Brief encounters may work for speed dating. But when you’re trying to connect with customers, you want new acquaintances and old friends alike to linger a while on your website.
Many companies mistakenly believe the magic is in page views alone. And you definitely want to draw as many visitors to your site as possible. But many marketers contend that how long visitors stick around on your site is equally – if not more – important.
You don’t have to be a marketing genius to understand the logic behind that thinking: the amount of time a visitor spends on a page indicates whether that user is actually engaged with your content. And, the higher the average time a visitor spends on a page, the more engaged your audience is.

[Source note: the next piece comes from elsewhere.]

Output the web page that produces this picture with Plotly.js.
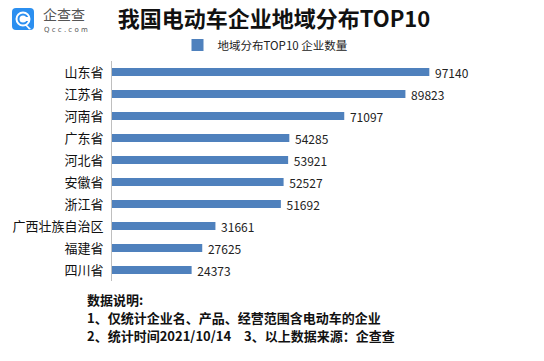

Which is why, as website manager Jetpack put it, “As more interactive pages and web applications evolve into reactive site designs, the time on page metric might become even more important than measuring the total number of page views.”
- Make it Pretty. That may sound superficial, and it is. But if your website is messy and disorganized or lacks arresting photos and clean graphics, visitors will be repelled no matter how great your content is. And with all the reasonably priced web design pros around now, there is no excuse for trying to patch something together.

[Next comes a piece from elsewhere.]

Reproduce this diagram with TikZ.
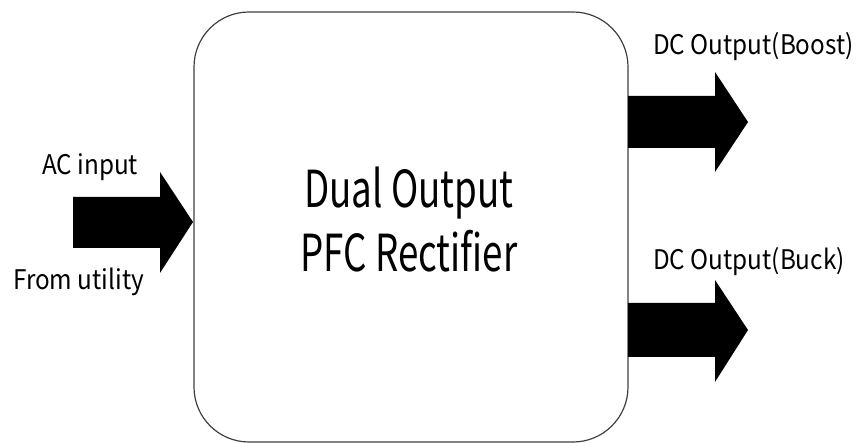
\documentclass[tikz,border=0pt]{standalone}
\usepackage{fontspec}
\setmainfont{Noto Sans CJK KR}
\newfontfamily\lblfont[FakeStretch=0.9]{Noto Sans CJK KR}
\newfontfamily\bigfont[FakeStretch=0.72]{Noto Sans CJK KR}
\begin{document}
\begin{tikzpicture}[x=1pt,y=1pt,
  lbl/.style={inner sep=0pt, font=\lblfont\fontsize{27}{30}\selectfont},
  big/.style={inner sep=0pt, font=\bigfont\fontsize{51}{64}\selectfont},
  blockarrow/.style={fill=black, draw=none},
  boxline/.style={draw=black!75, line width=1.2pt, rounded corners=55pt}]
\useasboundingbox (0,0) rectangle (857,443);
% main box
\draw[boxline] (194,1) rectangle (628,431);
\node[big, anchor=base] (t1) at (409,235) {Dual Output};
\node[big, anchor=base] (t2) at (409,171) {PFC Rectifier};
% input arrow
\fill[blockarrow] (73,246) -- (160,246) -- (160,271) -- (193,221) -- (160,170) -- (160,195) -- (73,195) -- cycle;
\node[lbl, anchor=base west] (ac) at (42,268) {AC input};
\node[lbl, anchor=base west] (fu) at (13,153) {From utility};
% boost arrow
\fill[blockarrow] (628,347) -- (715,347) -- (715,371) -- (748,321) -- (715,271) -- (715,295) -- (628,295) -- cycle;
\node[lbl, anchor=base west] (boost) at (653,388) {DC Output(Boost)};
% buck arrow
\fill[blockarrow] (628,140) -- (715,140) -- (715,163) -- (748,113) -- (715,61) -- (715,86) -- (628,86) -- cycle;
\node[lbl, anchor=base west] (buck) at (653,173) {DC Output(Buck)};
\end{tikzpicture}
\end{document}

- Get to the Point. You want visitors to stay, but not because they’re trying to figure out what it is your company does, or why you do it differently or better than everyone else. Fact is, visitors won’t hang around to puzzle that out. So, state your mission, what makes you best in your field, and your call to action clearly and right up front.
- Update Often. Nothing telegraphs a company that has lost its way faster than a website with obviously outdated content. What’s more, when Google is ranking your website, fresh content is an important component of SEO rankings.
- Optimize Mobile-Device Viewing. More than half of all website viewing is now done on a mobile device. So, if mobile visitors to your site encounter hard-to-read font sizes, difficult navigation or trouble scrolling, they’re likely to give up on you quickly.
- Simplify Navigation. Compiling and hosting a lot of content is great. But don’t expect visitors to devote much time to searching for it. To make their search easier, Bold recommends using “a breadcrumb-style navigation structure that involves hierarchically organized category pages.” Then, include only links to categories on the home page. Those links then can lead visitors to the pages of related content.